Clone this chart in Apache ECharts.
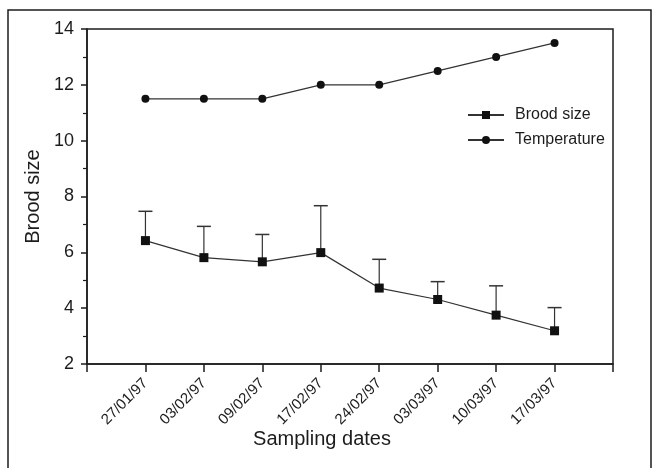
<!DOCTYPE html>
<html>
<head>
<meta charset="utf-8">
<script src="https://cdn.jsdelivr.net/npm/echarts@6/dist/echarts.min.js"></script>
<style>
html,body{margin:0;padding:0;background:#fff;}
#c{width:656px;height:468px;}
</style>
</head>
<body>
<div id="c"></div>
<script>
const dates = ["27/01/97","03/02/97","09/02/97","17/02/97","24/02/97","03/03/97","10/03/97","17/03/97"];
const broodSize = [6.42, 5.81, 5.66, 5.99, 4.72, 4.31, 3.75, 3.19];
const broodUpper = [7.47, 6.93, 6.64, 7.67, 5.75, 4.95, 4.8, 4.02];
const temperature = [11.5, 11.5, 11.5, 12, 12, 12.5, 13, 13.5];
const yTicks = [2, 4, 6, 8, 10, 12, 14];

const FONT = '"Liberation Sans", Arial, sans-serif';
const INK = '#1c1c1c';

const xs = dates.map((d, i) => i + 1);
const broodData = xs.map((x, i) => [x, broodSize[i]]);
const tempData = xs.map((x, i) => [x, temperature[i]]);
const errData = xs.map((x, i) => [x, broodSize[i], broodUpper[i]]);

const chart = echarts.init(document.getElementById('c'), null, {renderer: 'canvas'});
chart.setOption({
  animation: false,
  backgroundColor: '#fff',
  grid: {left: 87, right: 43, top: 29, bottom: 104, show: true, borderColor: INK, borderWidth: 1.5, backgroundColor: 'transparent'},
  xAxis: {
    type: 'value', min: 0, max: dates.length + 1, interval: 1,
    axisLine: {show: true, lineStyle: {color: INK, width: 1.5}},
    axisTick: {show: true, inside: false, length: 8, lineStyle: {color: INK, width: 1.5}},
    splitLine: {show: false},
    axisLabel: {
      rotate: 45, margin: 17, fontSize: 15, color: INK, fontFamily: FONT,
      showMinLabel: true, showMaxLabel: true,
      formatter: v => (v >= 1 && v <= dates.length) ? dates[v - 1] : ''
    }
  },
  yAxis: {
    type: 'value', min: yTicks[0], max: yTicks[yTicks.length - 1], interval: 2,
    name: 'Brood size', nameLocation: 'middle', nameGap: 44, nameRotate: 90,
    nameTextStyle: {fontSize: 20, color: INK, fontFamily: FONT},
    axisLine: {show: true, lineStyle: {color: INK, width: 1.5}},
    axisTick: {show: true, inside: false, length: 6, lineStyle: {color: INK, width: 1.5}},
    minorTick: {show: true, splitNumber: 2, length: 4, lineStyle: {color: INK, width: 1.2}},
    splitLine: {show: false},
    axisLabel: {fontSize: 18, color: INK, fontFamily: FONT, margin: 13}
  },
  legend: {
    orient: 'vertical', left: 467, top: 107, padding: 0, itemWidth: 36, itemHeight: 10, itemGap: 9,
    data: ['Brood size', 'Temperature'],
    textStyle: {fontSize: 16, color: INK, fontFamily: FONT, padding: [0, 0, 0, 6]}
  },
  graphic: [
    {type: 'rect', shape: {x: 8, y: 10, width: 643, height: 470}, style: {fill: 'none', stroke: INK, lineWidth: 1.5}, silent: true},
    {type: 'text', x: 322, y: 439, style: {text: 'Sampling dates', fontSize: 20, fill: INK, fontFamily: FONT, textAlign: 'center', textVerticalAlign: 'middle'}}
  ],
  series: [
    {
      name: 'errors', type: 'custom', data: errData, z: 1,
      renderItem: (params, api) => {
        const x = api.value(0), m = api.value(1), h = api.value(2);
        const p0 = api.coord([x, m]);
        const p1 = api.coord([x, h]);
        const hw = 7;
        return {type: 'group', children: [
          {type: 'line', shape: {x1: p0[0], y1: p0[1], x2: p1[0], y2: p1[1]}, style: {stroke: '#333', lineWidth: 1.2}},
          {type: 'line', shape: {x1: p1[0] - hw, y1: p1[1], x2: p1[0] + hw, y2: p1[1]}, style: {stroke: '#333', lineWidth: 1.5}}
        ]};
      }
    },
    {
      name: 'Brood size', type: 'line', data: broodData, z: 3,
      symbol: 'rect', symbolSize: 9,
      lineStyle: {color: '#333', width: 1.2},
      itemStyle: {color: '#111'}
    },
    {
      name: 'Temperature', type: 'line', data: tempData, z: 3,
      symbol: 'circle', symbolSize: 8,
      lineStyle: {color: '#333', width: 1.2},
      itemStyle: {color: '#111'}
    }
  ]
});
</script>
</body>
</html>
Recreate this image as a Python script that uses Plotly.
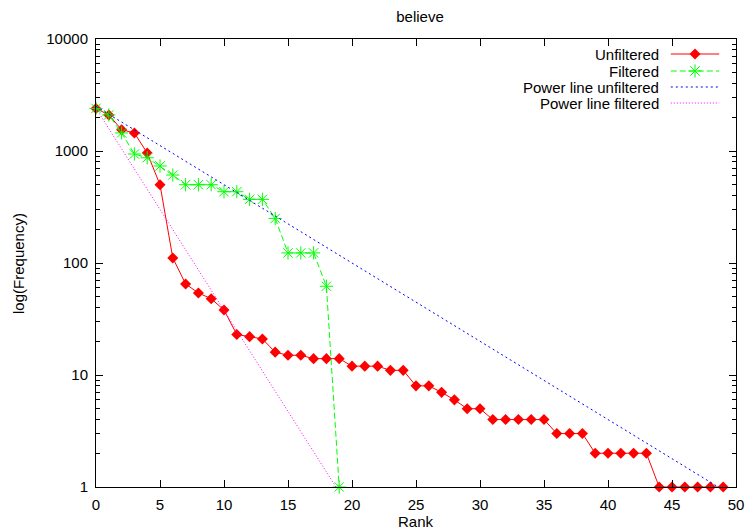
import plotly.graph_objects as go

# ---- data ----
rank = list(range(50))
unfiltered = [2400, 2100, 1550, 1450, 960, 500, 111, 65, 54, 48,
              38, 23, 22, 21, 16, 15, 15, 14, 14, 14,
              12, 12, 12, 11, 11, 8, 8, 7, 6, 5,
              5, 4, 4, 4, 4, 4, 3, 3, 3, 2,
              2, 2, 2, 2, 1, 1, 1, 1, 1, 1]
rank_filtered = list(range(20))
filtered = [2400, 2100, 1450, 940, 870, 735, 610, 500, 500, 500,
            433, 433, 370, 370, 250, 123, 123, 123, 62, 1]
power_unf_x = [0, 49]
power_unf_y = [2500, 0.94]
power_filt_x = [0, 19]
power_filt_y = [2400, 0.9]

x_ticks = [0, 5, 10, 15, 20, 25, 30, 35, 40, 45, 50]
y_ticks = [1, 10, 100, 1000, 10000]
y_ticktext = ["1", "10", "100", "1000", "10000"]
legend_names = ["Unfiltered", "Filtered", "Power line unfiltered", "Power line filtered"]

FONT = "Liberation Sans, Arial, Helvetica, sans-serif"
FS = 15
RED, GREEN, BLUE, MAG = "#ff0000", "#00ff00", "#0000ff", "#ff00ff"

styles = [
    dict(line=dict(color=RED, width=1), marker=dict(symbol="diamond", size=8.5, color=RED), mode="lines+markers"),
    dict(line=dict(color=GREEN, width=1, dash="6px,3px"),
         marker=dict(symbol="asterisk-open", size=11, color=GREEN, line=dict(color=GREEN, width=1)), mode="lines+markers"),
    dict(line=dict(color=BLUE, width=1, dash="2px,3px"), mode="lines"),
    dict(line=dict(color=MAG, width=1, dash="1px,2px"), mode="lines"),
]

fig = go.Figure()
series = [(rank, unfiltered), (rank_filtered, filtered), (power_unf_x, power_unf_y), (power_filt_x, power_filt_y)]
for (xs, ys), st, nm in zip(series, styles, legend_names):
    fig.add_trace(go.Scatter(x=xs, y=ys, name=nm, showlegend=False, cliponaxis=False, **st))

# ---- manual gnuplot-style legend (text right, sample left->right) on pixel overlay axes ----
L, R, T, B = 96, 744, 39, 487
row_y = [54, 71, 87, 103]
for nm, st, ry in zip(legend_names, styles, row_y):
    fig.add_trace(go.Scatter(x=[678, 727], y=[ry, ry], mode="lines", line=st["line"],
                             xaxis="x2", yaxis="y2", showlegend=False, hoverinfo="skip"))
    if "marker" in st:
        fig.add_trace(go.Scatter(x=[702.5], y=[ry], mode="markers", marker=st["marker"],
                                 xaxis="x2", yaxis="y2", showlegend=False, hoverinfo="skip"))
    fig.add_annotation(x=668, y=ry, xref="x2", yref="y2", text=nm, showarrow=False,
                       xanchor="right", yanchor="middle", font=dict(family=FONT, size=FS, color="black"))

minor_vals = [k * 10 ** d for d in range(4) for k in range(2, 10)]

fig.update_layout(
    width=755, height=531,
    margin=dict(l=L, r=755 - R, t=T, b=531 - B),
    paper_bgcolor="white", plot_bgcolor="white",
    font=dict(family=FONT, size=FS, color="black"),
    title=dict(text="believe", x=(L + R) / 2 / 755, xanchor="center", xref="container",
               y=1 - 17 / 531, yanchor="middle", yref="container",
               font=dict(family=FONT, size=FS, color="black")),
    xaxis=dict(range=[0, 50], tickmode="array", tickvals=x_ticks, ticks="inside", ticklen=7,
               tickcolor="black", showline=True, linecolor="black", linewidth=1, mirror="ticks",
               showgrid=False, zeroline=False, tickfont=dict(size=FS), ticklabelstandoff=4),
    yaxis=dict(type="log", range=[0, 4], tickmode="array", tickvals=y_ticks, ticktext=y_ticktext,
               ticks="inside", ticklen=7, tickcolor="black", showline=True, linecolor="black",
               linewidth=1, mirror="ticks", showgrid=False, zeroline=False, tickfont=dict(size=FS),
               minor=dict(tickmode="array", tickvals=minor_vals, ticks="inside", ticklen=4,
                          tickcolor="black", showgrid=False),
               ticklabelstandoff=4),
    xaxis2=dict(overlaying="x", range=[L, R], visible=False, fixedrange=True),
    yaxis2=dict(overlaying="y", range=[B, T], visible=False, fixedrange=True),
    showlegend=False,
)
fig.add_annotation(text="Rank", x=0.5, y=(B - 521) / (B - T), xref="paper", yref="paper",
                   showarrow=False, xanchor="center", yanchor="middle", font=dict(family=FONT, size=FS))
fig.add_annotation(text="log(Frequency)", x=(17 - L) / (R - L), y=0.5, xref="paper", yref="paper",
                   showarrow=False, textangle=-90, xanchor="center", yanchor="middle",
                   font=dict(family=FONT, size=FS))

fig.write_html("out.html", config={"displayModeBar": False},
               post_script="document.body.style.margin='0';document.body.style.padding='0';"
                           "document.body.style.overflow='hidden';")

•••

*EXERCISE*:
Both the line with "Recreate this image" and the line with "RED, GREEN, BLUE, MAG" are included: reproduce them and every line between, exactly, with pictures omitted.

*THE OUTPUT*:
Recreate this image as a Python script that uses Plotly.
import plotly.graph_objects as go

# ---- data ----
rank = list(range(50))
unfiltered = [2400, 2100, 1550, 1450, 960, 500, 111, 65, 54, 48,
              38, 23, 22, 21, 16, 15, 15, 14, 14, 14,
              12, 12, 12, 11, 11, 8, 8, 7, 6, 5,
              5, 4, 4, 4, 4, 4, 3, 3, 3, 2,
              2, 2, 2, 2, 1, 1, 1, 1, 1, 1]
rank_filtered = list(range(20))
filtered = [2400, 2100, 1450, 940, 870, 735, 610, 500, 500, 500,
            433, 433, 370, 370, 250, 123, 123, 123, 62, 1]
power_unf_x = [0, 49]
power_unf_y = [2500, 0.94]
power_filt_x = [0, 19]
power_filt_y = [2400, 0.9]

x_ticks = [0, 5, 10, 15, 20, 25, 30, 35, 40, 45, 50]
y_ticks = [1, 10, 100, 1000, 10000]
y_ticktext = ["1", "10", "100", "1000", "10000"]
legend_names = ["Unfiltered", "Filtered", "Power line unfiltered", "Power line filtered"]

FONT = "Liberation Sans, Arial, Helvetica, sans-serif"
FS = 15
RED, GREEN, BLUE, MAG = "#ff0000", "#00ff00", "#0000ff", "#ff00ff"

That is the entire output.